Two interchanges along its length--at Brown and McKellips Roads--will be of the dumbbell type, with a roundabout at the ramp termini on each side of the freeway. As suggested by Weber et al. in a paper presented at the TRB-sponsored roundabouts conference in May 2005, the guide signing for these roundabouts is designed according to guidelines given in Chapter 7 ("Design of Traffic Signs") of the British Traffic Signs Manual. Some changes have been made to accommodate American differences--such as the use of route markers and a different set of traffic signing typefaces--to yield the following signs:






Where diagrammatic signs ("map-type signs" in British traffic sign designer's parlance) are concerned, perhaps the most eye-catching difference between the Chapter 7 design idiom and the one that has evolved in the USA (see the Oregon example below) is the use of right-angle chamfers rather than filled-barb arrowheads on the arms indicating exits from the roundabout. Arms with these chamfers are called "stub arms." However, Chapter 7 rules also provide for the more important arms (generally the ones carrying more traffic) to be thicker, as is the case in the examples shown above.

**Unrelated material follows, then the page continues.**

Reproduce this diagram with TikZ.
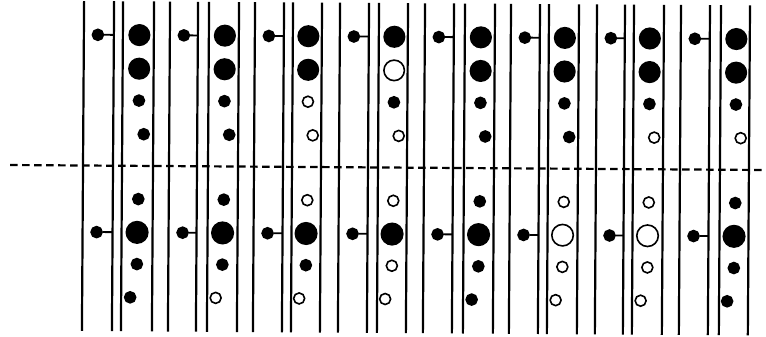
\documentclass[tikz,border=0pt]{standalone}
\begin{document}
\begin{tikzpicture}[x=1pt,y=-1pt,
  wall/.style={line width=2.2pt,line cap=butt},
  stem/.style={line width=1.8pt},
  dashline/.style={line width=2.2pt,dash pattern=on 7.5pt off 4.5pt},
  dotbase/.style={circle,draw=black,line width=1.6pt,inner sep=0pt},
  bigdot/.style={dotbase,minimum size=20.5pt},
  smalldot/.style={dotbase,minimum size=11pt},
  sidedot/.style={dotbase,fill=black,minimum size=11pt}]
\fill[white] (0,0) rectangle (766,337);
\useasboundingbox (0,0) rectangle (766,337);
\begin{scope}[rotate around={-0.38:(383,168)}]
  \coordinate (dl) at (10,167.5);
  \coordinate (dr) at (772,167.5);
  \draw[dashline] (dl) -- (dr);
  \foreach \La/\Ra/\Lb/\Rb/\ta/\tb/\tc/\td/\ba/\bb/\bc/\bd [count=\i] in {
    83/113/122/153/black/black/black/black/black/black/black/black,
    169/197/208/238/black/black/black/black/black/black/black/white,
    254/283/292/321/black/black/white/white/white/black/black/white,
    339/368/378/407/black/white/black/white/white/black/white/white,
    424/453/464/494/black/black/black/black/black/black/black/black,
    510/539/548/578/black/black/black/black/white/white/white/white,
    596/624/633/663/black/black/black/white/white/white/white/white,
    680/709/720/749/black/black/black/white/black/black/black/black}
  {
    \foreach \x [count=\k] in {\La,\Ra,\Lb,\Rb} {
      \coordinate (w\i-\k-t) at (\x,3);
      \coordinate (w\i-\k-b) at (\x,333);
      \draw[wall] (w\i-\k-t) -- (w\i-\k-b);
    }
    \pgfmathsetmacro\cx{(\Lb+\Rb)/2}
    % side dots with stems
    \node[sidedot] (s\i t) at (\La+14,36.7) {};
    \draw[stem] (s\i t.east) -- (s\i t.east -| w\i-2-t);
    \node[sidedot] (s\i b) at (\La+14,234) {};
    \draw[stem] (s\i b.east) -- (s\i b.east -| w\i-2-t);
    % upper column
    \node[bigdot,fill=\ta] (u\i a) at (\cx+1,36.7) {};
    \node[bigdot,fill=\tb] (u\i b) at (\cx+1,70.3) {};
    \node[smalldot,fill=\tc] (u\i c) at (\cx+1,102.2) {};
    \node[smalldot,fill=\td] (u\i d) at (\cx+6,135.8) {};
    % lower column
    \node[smalldot,fill=\ba] (l\i a) at (\cx+1,200.7) {};
    \node[bigdot,minimum size=21.5pt,fill=\bb] (l\i b) at (\cx,234) {};
    \node[smalldot,fill=\bc] (l\i c) at (\cx,265.7) {};
    \node[smalldot,fill=\bd] (l\i d) at (\cx-6.5,299) {};
  }
\end{scope}
\end{tikzpicture}
\end{document}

The chevron-ended signs ("flag signs") follow Chapter 7 guidance to the extent that a wider chevron is used for taller signs, but in Britain the sign border would have a point, with a background-color gap of uniform width between the chevron and the inner edge of the border. The sign panel itself would also have a point unless, of coure, the sign were mounted on an aircraft gray backing board, as in this instance:

The lane assignment signs closely follow British designs except for the filled-barb American arrowhead.
Chapter 7 design rules for direction signs have their ultimate origin in Traffic Signs for All-Purpose Roads, the 1963 report of a committee chaired by Sir Walter Worboys which gave rise to the modern British traffic signing system. Unlike the United States in the 1950's, which opted to bolt several slightly different systems for signing freeways onto an existing system for signing surface roads which has received only incremental modifications over the years, the British opted to replan their traffic signing system from the bottom up. Map-type and flag signs were introduced in the Worboys report; lane assignment signs were introduced later, though I am not sure when (I hope to research their history in the future).
Loop 202 will probably be the first trial of Chapter 7 design rules on a freeway, although industry Deep Throats have told me privately of one or two roundabout projects on surface roads where signs are being designed to adapted Chapter 7 rules with Clearview typefaces. It remains to be seen whether the British idiom will come into general use; as matters now stand, American designers have already abandoned some of the most fussy aspects of Chapter 7, such as the requirement to radius out all inward-pointing corners in the roundabout symbol (this is done automatically in British sign design packages such as KeySIGN, but it would be unrealistic to expect American sign design software to have this capability yet). There have also been problems with chamfer angles other than 90° being used, apparently as a result of pre-chamfered arms being horizontally shrunk or stretched to a desired new width.